Читаем Избранное : Феноменология австрийской культуры полностью

5. Философское самосознание процесса психологического «освоения» человеческой индивидуальности в средней и северной протестантской Германии, с одной стороны, и барочно-католическое мировоззрение, подвергаемое постепенному логически-рациональному просветлению в Австрии, с другой стороны, — как противоречивые тенденции воплощаются для нас в двух философиях — Гегеля и Больцано. У Гегеля логическая проблематика становится конкретной логикой бытия: бытие логизируется, логика онтологизируется, — логика бытия есть развитие становящейся и самопознающей идеи; бытие становится своей историей. У Больцано бытие входит в круг логической проблематики (неизмеримо углубляемой по сравнению с традиционной формальной логикой): само по себе неподвижное, оно логически анализируется. Истина бытия отражается в истинности логических высказываний — «истин в себе», «объективных истин» (по терминологии Больцано); религиозные, моральные, математические, метафизические истины вечны в том смысле, что они выражают «постоянно (вечно) длящееся отношение» («Наукоучение», 1837, § 25). А такая логическая истинность выступает как наивысшая истина: «Нечто истинно не потому, что бог познает его таковым, но, напротив, бог познает его таковым, потому что оно таково» (там же), — хотя все истины суть истины, познанные Богом, — «истины в себе не полагаются никем, даже и божественным рассудком» (там же). Итак, все бытие во главе с Богом оказывается во власти логики как держательницы истинного смысла.

Логическая проблематика разворачивается у Больцано внутри традиционного для его культурного «региона» католически — барочного, статичного бытия, что впоследствии утрачивается во многих продолжающих идеи Больцано логических учениях. Одно все же остается неизменным — это незаинтересованность в исторических проблемах, которая воспринимается в иных культурных условиях как антиисторизм. Антиисторизм был глубоко заложен в философии Больцано, как потенция, которая без труда могла быть реализована. Стоило только философской мысли оторваться от проблем чисто логических и перенестись к «объектам» культуры[22], как это и происходило.

В сочинении Ганслика «О музыкально-прекрасном» можно обнаружить все типичные черты австрийской традиции, какой являлась она в эпоху бидермайера, для того пражского круга, в котором воспитывался будущий грозный критик (и в котором также творил, вытесненный властями на задворки общественной жизни, великий мыслитель Больцано).
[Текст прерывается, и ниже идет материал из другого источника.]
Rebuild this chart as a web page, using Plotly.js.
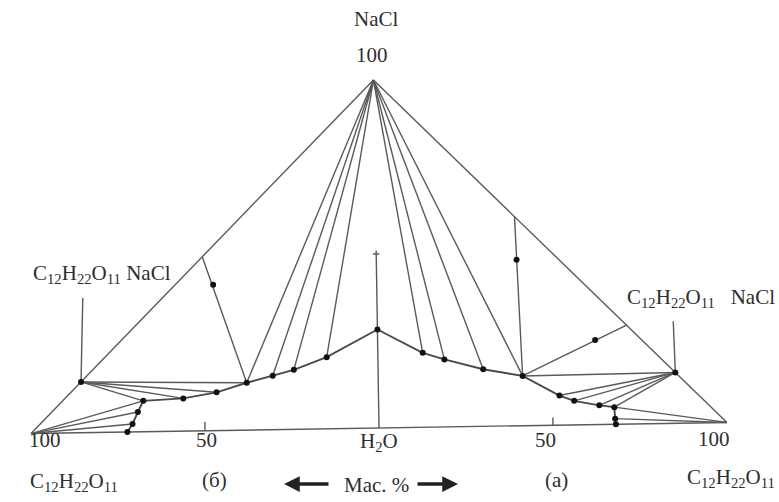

Переход с интеллектуального уровня Больцано на уровень Ганслика может, конечно, произвести впечатление шока: философский дилетантизм и узкий музыкально-критический угол зрения покажутся скудными, мелкими. Однако такой шок можно испытать, даже сопоставляя тексты Ганслика с эстетическими рассуждениями Роберта Циммермана, его друга, ученика Больцано, гербартианца, венского профессора — и, добавим, большого знатока, ценителя, любителя искусств, художественного критика. Между тем интерес, который представляет для истории музыкознания Ганслик, несомненно, значительно превышает интерес книг Циммермана, хотя последний принадлежал к наиболее замечательным эстетикам XIX века и мыслил последовательно и систематично. Иной раз важно, повторимся, не глубокое и оригинальное, а нужное, пусть даже высказанное в несколько путаном виде.

Тем не менее — и это надо прежде всего подчеркнуть — пражская интеллектуальная атмосфера оставила свой след в книге Ганслика. Атмосферой подходящего к концу бидермайера, пражского и венского, определено в книге Ганслика, строго говоря, все (а сходились тут, напомним, даже диаметрально противоположные стороны): и гансликовский эмпиризм, сказывающийся в склонности конкретно анализировать музыкальные произведения, что Ганслик делал, кстати, не лучше большинства своих современников, поскольку методы анализа принадлежали, по существу, будущему; и некоторые вершины гансликовского изложения, которые невозможно объяснить ни влиянием Гёрбарта, ни влиянием Канта, ни влиянием Гегеля, ни влиянием Р. Циммермана, ни тем более влиянием цюрихского музыканта Г.Г. Негели. «Ганслика», то есть основное содержание его книги, всегда вызывавшее неспокойную реакцию (вплоть до наших дней, вплоть до «панической» реакции в анекдотической по своему уровню книге С. Маркуса), никак нельзя объяснить чьим-либо сторонним влиянием. «Ганслик» как интеллектуальный феномен объясним лишь общекультурной атмосферой предреволюционной Праги — Праги чешско-австрийской, интеллектуальной, больцановской.